30 July 2013
Republicans who control the Wisconsin Legislature haven't formally discussed expanding the state ban on collective bargaining for most public sector workers, a change that Gov. Scott Walker said Monday that he would consider if it was proposed, reports Wisconsin State Journal.
"There has not been any caucus discussion on the topic of expansion,â said Kit Beyer, spokeswoman for Assembly Speaker Robin Vos.
"Senate Republicans have not discussed it as a full caucus, and there are no plans to discuss it in the near future," said Dan Romportl, chief of staff to Senate Majority Leader Scott Fitzgerald.
Walker himself was backing away from his statement a day after he made it, saying he simply answered a question.
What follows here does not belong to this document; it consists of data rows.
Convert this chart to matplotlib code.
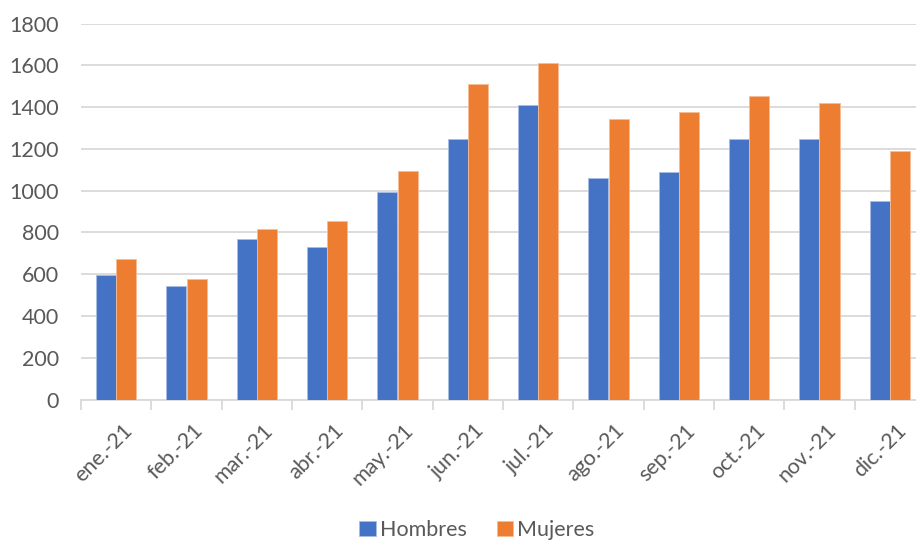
import numpy as np
import matplotlib
matplotlib.use("Agg")
import matplotlib.pyplot as plt
import matplotlib.transforms as mtransforms

# Datos
meses = ["ene.-21", "feb.-21", "mar.-21", "abr.-21", "may.-21", "jun.-21",
         "jul.-21", "ago.-21", "sep.-21", "oct.-21", "nov.-21", "dic.-21"]
hombres = [597, 544, 768, 729, 996, 1250, 1410, 1063, 1089, 1246, 1249, 952]
mujeres = [672, 578, 816, 855, 1093, 1510, 1610, 1343, 1375, 1456, 1418, 1188]

azul = "#4472C4"
naranja = "#ED7D31"
gris_texto = "#595959"
gris_linea = "#D9D9D9"

plt.rcParams["font.family"] = ["Lato", "DejaVu Sans"]

fig = plt.figure(figsize=(9.16, 5.42), dpi=100)
ax = fig.add_axes([81 / 916, (542 - 399.5) / 542, 844 / 916, (399.5 - 23.7) / 542])

x = np.arange(len(meses))
ancho = 0.285
ax.bar(x - ancho / 2, hombres, ancho, color=azul, edgecolor="#a9bde6",
       linewidth=0.6, label="Hombres", zorder=3)
ax.bar(x + ancho / 2, mujeres, ancho, color=naranja, edgecolor="#f6bd96",
       linewidth=0.6, label="Mujeres", zorder=3)

ax.set_xlim(-0.5, len(meses) - 0.5)
ax.set_ylim(0, 1800)
ax.set_yticks(range(0, 1801, 200))
ax.yaxis.grid(True, color=gris_linea, linewidth=1.3, zorder=0)

for s in ["top", "right", "left"]:
    ax.spines[s].set_visible(False)
ax.spines["bottom"].set_color(gris_linea)
ax.spines["bottom"].set_linewidth(1.3)

ax.set_xticks(x)
ax.set_xticklabels(meses, rotation=45, ha="right", rotation_mode="anchor")
ax.set_xticks(np.arange(-0.5, len(meses), 1), minor=True)
ax.tick_params(axis="x", which="major", length=0, pad=15, labelsize=15.5,
               labelcolor=gris_texto)
ax.tick_params(axis="x", which="minor", length=7, width=1.3, color=gris_linea)
ax.tick_params(axis="y", length=0, pad=16, labelsize=15.5, labelcolor=gris_texto)

# desplazar un poco las etiquetas del eje x a la derecha
desplazamiento = mtransforms.ScaledTranslation(6 / 100, 0, fig.dpi_scale_trans)
for etiqueta in ax.get_xticklabels():
    etiqueta.set_transform(etiqueta.get_transform() + desplazamiento)

fig.legend(loc="center", bbox_to_anchor=(477 / 916, 1 - 530 / 542), ncol=2,
           frameon=False, fontsize=15.5, handlelength=0.75, handleheight=0.75,
           handletextpad=0.2, columnspacing=1.4, labelcolor=gris_texto)

fig.savefig("out.png", dpi=100)
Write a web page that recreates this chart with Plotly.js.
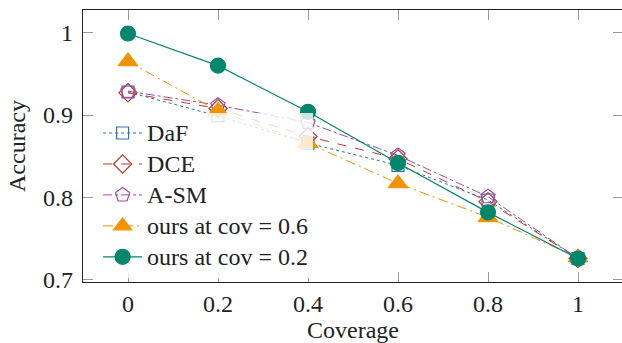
<!DOCTYPE html>
<html>
<head>
<meta charset="utf-8">
<script src="https://cdn.plot.ly/plotly-3.0.1.min.js"></script>
<style>
html, body { margin: 0; padding: 0; overflow: hidden; background: #fff; }
#chart { width: 625px; height: 343px; }
</style>
</head>
<body>
<div id="chart"></div>
<script>
const coverage = [0, 0.2, 0.4, 0.6, 0.8, 1];
const daf    = [0.928, 0.899, 0.866, 0.839, 0.797, 0.726];
const dce    = [0.927, 0.908, 0.874, 0.847, 0.795, 0.726];
const asm    = [0.929, 0.912, 0.891, 0.851, 0.801, 0.726];
const ours06 = [0.965, 0.905, 0.866, 0.817, 0.776, 0.727];
const ours02 = [0.999, 0.960, 0.904, 0.842, 0.782, 0.726];
const seriesNames = ['DaF', 'DCE', 'A-SM', 'ours at cov = 0.6', 'ours at cov = 0.2'];
const xTicks = [0, 0.2, 0.4, 0.6, 0.8, 1];
const xTickText = ['0', '0.2', '0.4', '0.6', '0.8', '1'];
const yTicks = [0.7, 0.8, 0.9, 1];
const yTickText = ['0.7', '0.8', '0.9', '1'];

const FONT = "'Liberation Serif', 'Times New Roman', serif";

function tr(name, y, color, dash, symbol, size, width) {
  return {
    x: coverage, y: y, name: '<span style="font-size:24px">' + name + '</span>',
    type: 'scatter', mode: 'lines+markers',
    line: { color: color, dash: dash, width: width || 1 },
    marker: { symbol: symbol, size: size, color: color, line: { color: color, width: 1.2 } }
  };
}

const data = [
  tr(seriesNames[0], daf, '#2f74ad', 'dot', 'square-open', 12),
  tr(seriesNames[1], dce, '#c0392b', 'dash', 'diamond-open', 14),
  tr(seriesNames[2], asm, '#a548a5', 'dashdot', 'pentagon-open', 15),
  tr(seriesNames[3], ours06, '#f39200', '10px,4px,2px,4px', 'triangle-up', 17),
  tr(seriesNames[4], ours02, '#00876c', 'solid', 'circle', 15, 1.2)
];

const layout = {
  width: 625, height: 343,
  margin: { l: 83, r: 2, t: 10, b: 61 },
  paper_bgcolor: '#fff', plot_bgcolor: '#fff',
  font: { family: FONT, size: 24, color: '#222' },
  showlegend: true,
  legend: {
    x: 0.028, y: 0.623, xanchor: 'left', yanchor: 'top',
    bgcolor: 'rgba(255,255,255,0.8)', borderwidth: 0,
    font: { family: FONT, size: 21.5, color: '#222' },
    itemwidth: 39, tracegroupgap: 0
  },
  xaxis: {
    range: [-0.1, 1.1], tickvals: xTicks, ticktext: xTickText,
    ticks: 'inside', ticklen: 10, tickcolor: '#999', tickwidth: 1,
    showline: true, linecolor: '#222', linewidth: 1.2, mirror: 'ticks',
    showgrid: false, zeroline: false,
    tickfont: { family: FONT, size: 24, color: '#222' },
    title: { text: 'Coverage', font: { family: FONT, size: 24, color: '#222' }, standoff: 10 }
  },
  yaxis: {
    range: [0.6975, 1.0275], tickvals: yTicks, ticktext: yTickText,
    ticks: 'inside', ticklen: 10, tickcolor: '#999', tickwidth: 1,
    showline: true, linecolor: '#222', linewidth: 1.2, mirror: 'ticks',
    showgrid: false, zeroline: false, ticklabelstandoff: 4,
    tickfont: { family: FONT, size: 24, color: '#222' },
    title: { text: 'Accuracy', font: { family: FONT, size: 24, color: '#222' }, standoff: 10 }
  }
};

Plotly.newPlot('chart', data, layout, { displayModeBar: false, staticPlot: true });
</script>
</body>
</html>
"Governor Walker was asked a question by an audience member and simply made an observation," said spokesman Tom Evenson. "This issue is not something Governor Walker is pursuing. If the issue were to arise in the legislature, the Governor would take a look at it as he does with many other issues, but again this is not something he is pursuing."
Walker's remarks about public sector unions and his statement comparing himself to Franklin Delano Roosevelt were riling up opponents Tuesday.
"Gov. Walker is no Franklin Delano Roosevelt and Wisconsin knows it," said Phil Neuenfeldt, president of the state AFL-CIO. "FDR brought us out of the Great Depression with strong investment in workers and jobs programs that worked. Scott Walker is drowning in a jobs deficit and to compare himself to FDR is laughably delusional."
On Monday, Walker said: "The position I pushed is not unlike the principle that Franklin Delano Roosevelt -- not exactly a conservative -- pushed as well when it came to public sector collective bargaining...He felt that there wasn't a need in the public sector to have collective bargaining because the government is the people. We are the people. And so what we've done is to be able to empower our great employees, to affirm them."
Walker and other Republican lawmakers exempted police and firefighters from the polarizing law that all but eliminated union rights for public sector workers.
At the time, Walker said he couldn't risk work stoppages for public safety personnel.